◆ TASK DIRECTIONS: Restate the whole of the material. Keep every word, and drop the pictures.
******
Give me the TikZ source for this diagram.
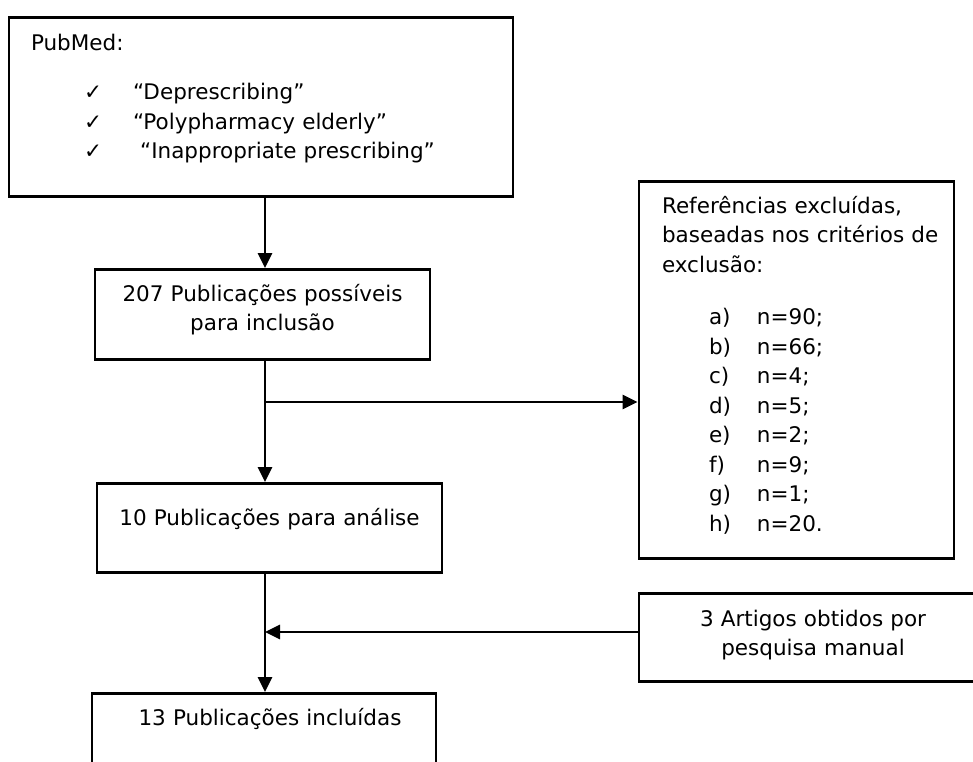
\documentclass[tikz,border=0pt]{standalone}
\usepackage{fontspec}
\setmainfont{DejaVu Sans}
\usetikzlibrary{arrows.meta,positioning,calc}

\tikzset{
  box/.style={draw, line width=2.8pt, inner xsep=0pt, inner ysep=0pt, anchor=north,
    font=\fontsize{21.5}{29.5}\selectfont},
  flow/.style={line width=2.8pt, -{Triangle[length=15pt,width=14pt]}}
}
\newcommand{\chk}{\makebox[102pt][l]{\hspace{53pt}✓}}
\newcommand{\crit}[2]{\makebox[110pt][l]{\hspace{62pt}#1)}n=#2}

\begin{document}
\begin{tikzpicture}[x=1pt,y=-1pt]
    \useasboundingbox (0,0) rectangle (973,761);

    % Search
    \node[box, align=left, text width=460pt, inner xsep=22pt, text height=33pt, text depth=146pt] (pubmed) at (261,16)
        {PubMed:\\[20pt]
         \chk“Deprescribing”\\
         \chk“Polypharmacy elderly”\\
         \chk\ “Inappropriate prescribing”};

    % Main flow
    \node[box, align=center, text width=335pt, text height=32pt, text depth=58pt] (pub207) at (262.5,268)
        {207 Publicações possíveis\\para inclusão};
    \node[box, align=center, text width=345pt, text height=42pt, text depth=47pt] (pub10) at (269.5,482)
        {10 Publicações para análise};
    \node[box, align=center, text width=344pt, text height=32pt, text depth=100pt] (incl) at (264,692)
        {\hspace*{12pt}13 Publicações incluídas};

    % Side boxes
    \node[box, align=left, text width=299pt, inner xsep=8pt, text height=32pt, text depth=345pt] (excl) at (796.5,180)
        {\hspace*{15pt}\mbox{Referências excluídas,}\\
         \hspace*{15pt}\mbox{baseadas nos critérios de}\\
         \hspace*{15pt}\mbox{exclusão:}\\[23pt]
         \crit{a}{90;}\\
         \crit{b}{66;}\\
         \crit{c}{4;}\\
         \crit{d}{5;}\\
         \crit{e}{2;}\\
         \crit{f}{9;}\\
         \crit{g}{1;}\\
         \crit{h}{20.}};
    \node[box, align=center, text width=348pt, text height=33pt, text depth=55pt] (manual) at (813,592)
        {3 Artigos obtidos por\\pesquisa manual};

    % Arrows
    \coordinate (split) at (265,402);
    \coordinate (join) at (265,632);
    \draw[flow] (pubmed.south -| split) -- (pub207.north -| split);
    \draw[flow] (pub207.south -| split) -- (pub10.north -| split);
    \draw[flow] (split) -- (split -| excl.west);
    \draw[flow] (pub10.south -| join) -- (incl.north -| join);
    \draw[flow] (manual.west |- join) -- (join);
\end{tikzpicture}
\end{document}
******
◆ PROBLEM SOLUTION:
Give me the TikZ source for this diagram.
\documentclass[tikz,border=0pt]{standalone}
\usepackage{fontspec}
\setmainfont{DejaVu Sans}
\usetikzlibrary{arrows.meta,positioning,calc}

\tikzset{
  box/.style={draw, line width=2.8pt, inner xsep=0pt, inner ysep=0pt, anchor=north,
    font=\fontsize{21.5}{29.5}\selectfont},
  flow/.style={line width=2.8pt, -{Triangle[length=15pt,width=14pt]}}
}
\newcommand{\chk}{\makebox[102pt][l]{\hspace{53pt}✓}}
\newcommand{\crit}[2]{\makebox[110pt][l]{\hspace{62pt}#1)}n=#2}

\begin{document}
\begin{tikzpicture}[x=1pt,y=-1pt]
    \useasboundingbox (0,0) rectangle (973,761);

    % Search
    \node[box, align=left, text width=460pt, inner xsep=22pt, text height=33pt, text depth=146pt] (pubmed) at (261,16)
        {PubMed:\\[20pt]
         \chk“Deprescribing”\\
         \chk“Polypharmacy elderly”\\
         \chk\ “Inappropriate prescribing”};

    % Main flow
    \node[box, align=center, text width=335pt, text height=32pt, text depth=58pt] (pub207) at (262.5,268)
        {207 Publicações possíveis\\para inclusão};
    \node[box, align=center, text width=345pt, text height=42pt, text depth=47pt] (pub10) at (269.5,482)
        {10 Publicações para análise};
    \node[box, align=center, text width=344pt, text height=32pt, text depth=100pt] (incl) at (264,692)
        {\hspace*{12pt}13 Publicações incluídas};

    % Side boxes
    \node[box, align=left, text width=299pt, inner xsep=8pt, text height=32pt, text depth=345pt] (excl) at (796.5,180)
        {\hspace*{15pt}\mbox{Referências excluídas,}\\
         \hspace*{15pt}\mbox{baseadas nos critérios de}\\
         \hspace*{15pt}\mbox{exclusão:}\\[23pt]
         \crit{a}{90;}\\
         \crit{b}{66;}\\
         \crit{c}{4;}\\
         \crit{d}{5;}\\
         \crit{e}{2;}\\
         \crit{f}{9;}\\
         \crit{g}{1;}\\
         \crit{h}{20.}};
    \node[box, align=center, text width=348pt, text height=33pt, text depth=55pt] (manual) at (813,592)
        {3 Artigos obtidos por\\pesquisa manual};

    % Arrows
    \coordinate (split) at (265,402);
    \coordinate (join) at (265,632);
    \draw[flow] (pubmed.south -| split) -- (pub207.north -| split);
    \draw[flow] (pub207.south -| split) -- (pub10.north -| split);
    \draw[flow] (split) -- (split -| excl.west);
    \draw[flow] (pub10.south -| join) -- (incl.north -| join);
    \draw[flow] (manual.west |- join) -- (join);
\end{tikzpicture}
\end{document}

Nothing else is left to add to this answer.